Personal information
- Full name: George Alan Campbell Pentland
- Born: 3 October 1883 South Melbourne, Victoria
- Died: 15 December 1952 (aged 69) Hawthorn, Victoria
- Original team: Leopold

Playing career^{1}
- Years: Club / Games (Goals)
- 1909–1912: South Melbourne / 53 (0)
- ^{1} Playing statistics correct to the end of 1912.

= Alan Pentland =

Australian rules footballer and cricketer

George Alan Campbell Pentland (3 October 1883 – 15 December 1952) was an Australian rules footballer who played with South Melbourne in the Victorian Football League (VFL).

==Family==
The son of William Christie Pentland (1844–1931), and Euphemia Craig Pentland (1848–1924), née Morison, George Alan Campbell Pentland was born on 3 October 1883.

He married Queenie Australia Osborn (1888–1955) on 23 August 1913.

==Football==
Pentland was a defender who played in the back pocket for South Melbourne in their 1909 VFL Grand Final team which won the club's first ever premiership.

He appeared in all 20 games in 1910 and the following season played finals football for the third successive year.

His last game for South Melbourne came in 1912.

==Cricket==
He remained on the local sports scene as a cricketer.
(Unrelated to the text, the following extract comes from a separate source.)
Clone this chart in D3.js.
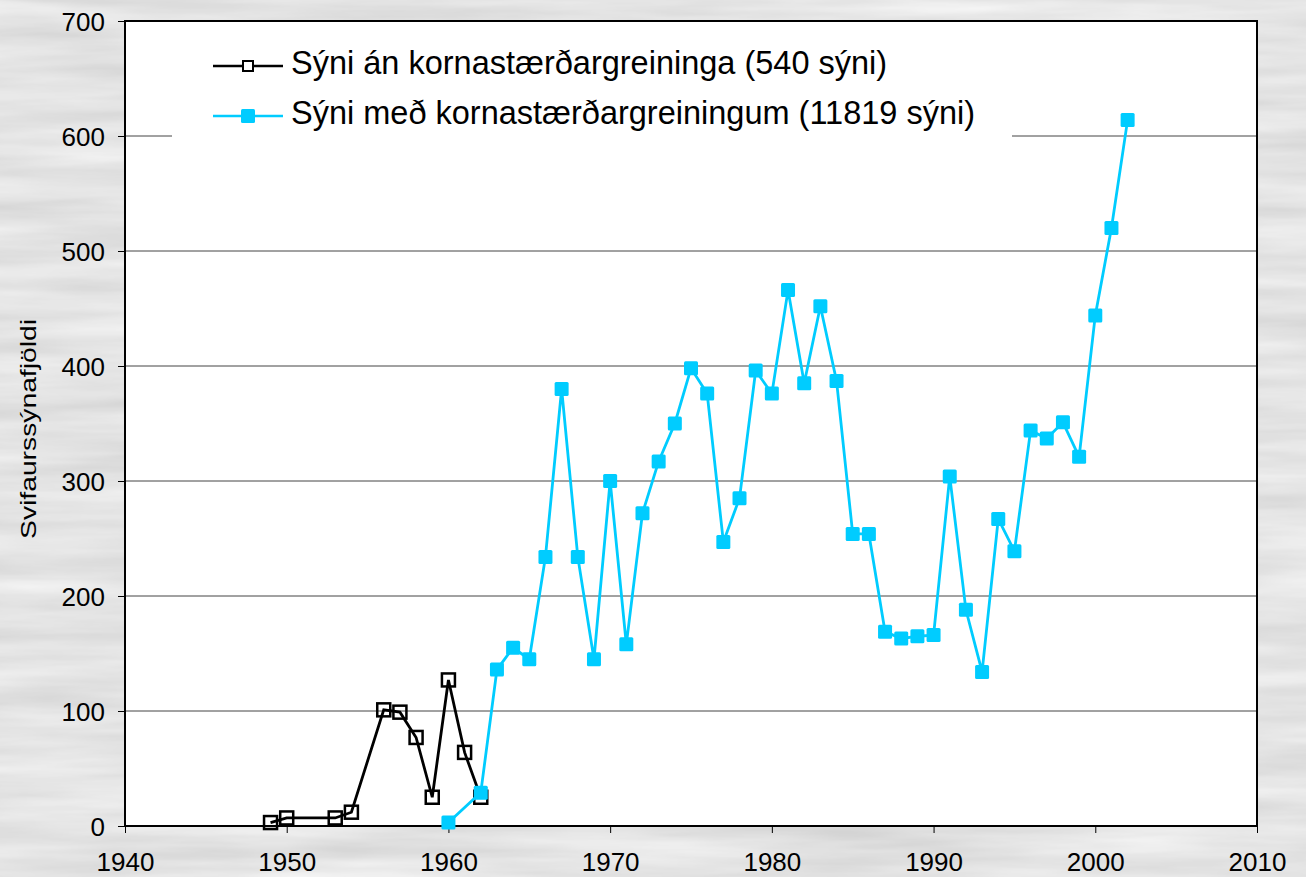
<!DOCTYPE html>
<html>
<head>
<meta charset="utf-8">
<script src="https://cdnjs.cloudflare.com/ajax/libs/d3/7.8.5/d3.min.js"></script>
<style>
  html, body { margin: 0; padding: 0; background: #e9e9e9; }
  svg { display: block; }
  text { font-family: "Liberation Sans", Arial, sans-serif; fill: #000; }
</style>
</head>
<body>
<svg id="chart" width="1306" height="877"></svg>
<script>
// samples without grain-size analysis (black)
var yearsA = [1949, 1950, 1953, 1954, 1956, 1957, 1958, 1959, 1960, 1961, 1962];
var valuesA = [3, 7, 7, 12, 101, 99, 77, 25, 127, 64, 25];

// samples with grain-size analysis (cyan)
var yearsB = [1960, 1962, 1963, 1964, 1965, 1966, 1967, 1968, 1969, 1970, 1971, 1972,
  1973, 1974, 1975, 1976, 1977, 1978, 1979, 1980, 1981, 1982, 1983, 1984, 1985, 1986,
  1987, 1988, 1989, 1990, 1991, 1992, 1993, 1994, 1995, 1996, 1997, 1998, 1999, 2000,
  2001, 2002];
var valuesB = [3, 29, 136, 155, 145, 234, 380, 234, 145, 300, 158, 272,
  317, 350, 398, 376, 247, 285, 396, 376, 466, 385, 452, 387, 254, 254,
  169, 163, 165, 166, 304, 188, 134, 267, 239, 344, 337, 351, 321, 444,
  520, 614];

var xTicks = [1940, 1950, 1960, 1970, 1980, 1990, 2000, 2010];
var yTicks = [0, 100, 200, 300, 400, 500, 600, 700];
var legendLabels = ["Sýni án kornastærðargreininga (540 sýni)",
                    "Sýni með kornastærðargreiningum (11819 sýni)"];
var yTitle = "Svifaurssýnafjöldi";

var svg = d3.select("#chart");
var W = 1306, H = 877;
var pLeft = 125, pRight = 1257, pTop = 21, pBottom = 826;
var cyan = "#00CCFF";

// cloudy water background
var defs = svg.append("defs");
var f = defs.append("filter").attr("id", "clouds")
    .attr("x", 0).attr("y", 0).attr("width", "100%").attr("height", "100%");
f.append("feTurbulence").attr("type", "fractalNoise")
    .attr("baseFrequency", "0.004 0.045").attr("numOctaves", 4).attr("seed", 7);
f.append("feColorMatrix").attr("type", "matrix")
    .attr("values", "0 0 0 0 0.97  0 0 0 0 0.97  0 0 0 0 0.97  0 0 0 -1.0 0.9");
svg.append("rect").attr("width", W).attr("height", H).attr("fill", "#d4d4d4");
svg.append("rect").attr("width", W).attr("height", H).attr("filter", "url(#clouds)");

var x = d3.scaleLinear().domain([1940, 2010]).range([pLeft, pRight]);
var y = d3.scaleLinear().domain([0, 700]).range([pBottom, pTop]);

// plot area
svg.append("rect").attr("x", pLeft).attr("y", pTop)
    .attr("width", pRight - pLeft).attr("height", pBottom - pTop).attr("fill", "#fff");

// gridlines
svg.append("g").selectAll("line").data(yTicks.slice(1, -1)).enter().append("line")
    .attr("x1", pLeft).attr("x2", pRight)
    .attr("y1", d => y(d)).attr("y2", d => y(d))
    .attr("stroke", "#444").attr("stroke-width", 1);

// axes
var yAxis = d3.axisLeft(y).tickValues(yTicks).tickSize(7).tickPadding(13);
var gy = svg.append("g").attr("transform", "translate(" + pLeft + ",0)").call(yAxis);
var xAxis = d3.axisBottom(x).tickValues(xTicks).tickFormat(d3.format("d")).tickSize(7);
var gx = svg.append("g").attr("transform", "translate(0," + pBottom + ")").call(xAxis);
[gx, gy].forEach(function (g) {
  g.attr("font-size", null).attr("font-family", null);
  g.select(".domain").remove();
  g.selectAll("line").attr("stroke", "#000").attr("stroke-width", 1);
  g.selectAll("text").style("font-size", "26px")
    .style("font-family", "'Liberation Sans', Arial, sans-serif");
});
gy.selectAll("text").attr("dy", "0.35em");
gx.selectAll("text").attr("y", 45).attr("dy", 0);

// frame
svg.append("rect").attr("x", pLeft).attr("y", pTop)
    .attr("width", pRight - pLeft).attr("height", pBottom - pTop)
    .attr("fill", "none").attr("stroke", "#000").attr("stroke-width", 2);

// y title
svg.append("text")
    .attr("transform", "translate(36," + 429 + ") rotate(-90)")
    .attr("text-anchor", "middle").style("font-size", "22px")
    .attr("textLength", 220).attr("lengthAdjust", "spacingAndGlyphs")
    .text(yTitle);

var line = d3.line().x(d => x(d[0])).y(d => y(d[1]));
var dataA = yearsA.map((d, i) => [d, valuesA[i]]);
var dataB = yearsB.map((d, i) => [d, valuesB[i]]);

svg.append("path").datum(dataA).attr("d", line)
    .attr("fill", "none").attr("stroke", "#000").attr("stroke-width", 2.8);
svg.append("g").selectAll("rect").data(dataA).enter().append("rect")
    .attr("x", d => x(d[0]) - 6.5).attr("y", d => y(d[1]) - 6.5)
    .attr("width", 13).attr("height", 13)
    .attr("fill", "none").attr("stroke", "#000").attr("stroke-width", 2.5);

svg.append("path").datum(dataB).attr("d", line)
    .attr("fill", "none").attr("stroke", cyan).attr("stroke-width", 2.8);
svg.append("g").selectAll("rect").data(dataB).enter().append("rect")
    .attr("x", d => x(d[0]) - 7).attr("y", d => y(d[1]) - 7)
    .attr("width", 14).attr("height", 14).attr("rx", 1.5)
    .attr("fill", cyan);

// legend
var lg = svg.append("g");
lg.append("rect").attr("x", 172).attr("y", 40).attr("width", 840).attr("height", 98)
    .attr("fill", "#fff");
var rows = [66, 116];
legendLabels.forEach(function (lab, i) {
  var col = i === 0 ? "#000" : cyan;
  var ly = rows[i];
  lg.append("line").attr("x1", 213).attr("x2", 283).attr("y1", ly).attr("y2", ly)
      .attr("stroke", col).attr("stroke-width", 2.5);
  if (i === 0) {
    lg.append("rect").attr("x", 243).attr("y", ly - 5).attr("width", 10).attr("height", 10)
        .attr("fill", "#fff").attr("stroke", "#000").attr("stroke-width", 2);
  } else {
    lg.append("rect").attr("x", 241).attr("y", ly - 7).attr("width", 14).attr("height", 14)
        .attr("rx", 1.5).attr("fill", cyan);
  }
  lg.append("text").attr("x", 291).attr("y", ly + 8)
      .style("font-size", "32.5px").text(lab);
});
</script>
</body>
</html>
He played in 47 matches for the South Melbourne Cricket Club's First XI over 5 seasons (1909/10—1913/14); a batsman, who never bowled, he scored a total of 317 runs for South Melbourne, with an average of 11.74 (his highest score was 53). He toured New Zealand with the South Melbourne Cricket Club in 1912/13.

==Death==
A retired coachbuilder, he died on 15 December 1952 at his home in Hawthorn, Victoria.